I have 2 columns which are in a dataframe and need to be converted to a bipartite graph: the entries of the columns should be vertices, with an edge for each row, joining the two vertices in that row. I am having issues in doing that.
My data looks like this:
Col1 Col2 9d7051e2 da48d749 611cebdb 93ef5eb4 758f1c7b 6acae826 d09360ac a33fe922
I tried two methods to convert this dataframe to bipartite graph:
Method #1
G = nx.from_pandas_edgelist(df_train, source='Donor ID', target='Project ID',
edge_attr=True, create_using=None)
Method#2
G = nx.Graph()
G.add_nodes_from(df_train['Donor ID'], bipartite=0)
G.add_nodes_from(df_train['Project ID'], bipartite=1)
G.add_edges_from(
[(row['Donor ID'], row['Project ID']) for idx, row in df_train.iterrows()])

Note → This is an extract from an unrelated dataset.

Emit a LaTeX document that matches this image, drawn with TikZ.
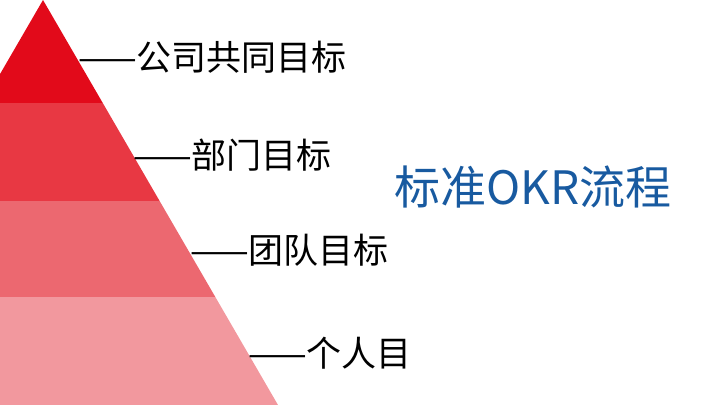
\documentclass[tikz,border=0pt]{standalone}
\usepackage{fontspec}
\setmainfont{Noto Sans CJK SC}
\definecolor{level1}{RGB}{226,10,26}
\definecolor{level2}{RGB}{232,56,67}
\definecolor{level3}{RGB}{236,104,112}
\definecolor{level4}{RGB}{242,152,158}
\definecolor{titleblue}{RGB}{24,90,160}
\tikzset{
  goal/.style={anchor=west, inner sep=0pt, font=\fontsize{35}{40}\selectfont},
}
\begin{document}
\begin{tikzpicture}[x=1pt,y=-1pt]
      \useasboundingbox (0,0) rectangle (720,405);
      \begin{scope}
        \clip (0,0) rectangle (720,405);
        \clip (43,0) -- (278,405) -- (-192,405) -- cycle;
        \fill[level1] (-200,0) rectangle (300,103);
        \fill[level2] (-200,103) rectangle (300,201);
        \fill[level3] (-200,201) rectangle (300,297);
        \fill[level4] (-200,297) rectangle (300,405);
      \end{scope}
      \draw
        (78,57) node[goal] (company){——公司共同目标}
        (133,155) node[goal] (dept){——部门目标}
        (190,250) node[goal] (team){——团队目标}
        (248,353) node[goal] (person){——个人目};
      \node[anchor=west, inner sep=0pt, text=titleblue,
        font=\fontsize{46}{52}\selectfont] (title) at (394,187) {标准OKR流程};
    \end{tikzpicture}
\end{document}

In either case, bipartite.is_bipartite(G) returns FALSE.
Not sure what I am missing here. Any help on the same would be appreciated.
Few things which I tried to resolve the issue:
- Find duplicate records (col1+col2) and removed duplicate ones
- Make sure there are no missing values in both the table so that it confirms that there is an edge for every record.
- When I tried with a subset of records out of 1Million records, it worked. So as I understand its because of some faulty data but how to find all faulty records and how to fix it is challenging.
- The data type is Object. Tried to convert it to string but not able to do so. Any help will be appreciated.
Nothing above helped.
Please guide me what I am missing here or how can I further debug the issue.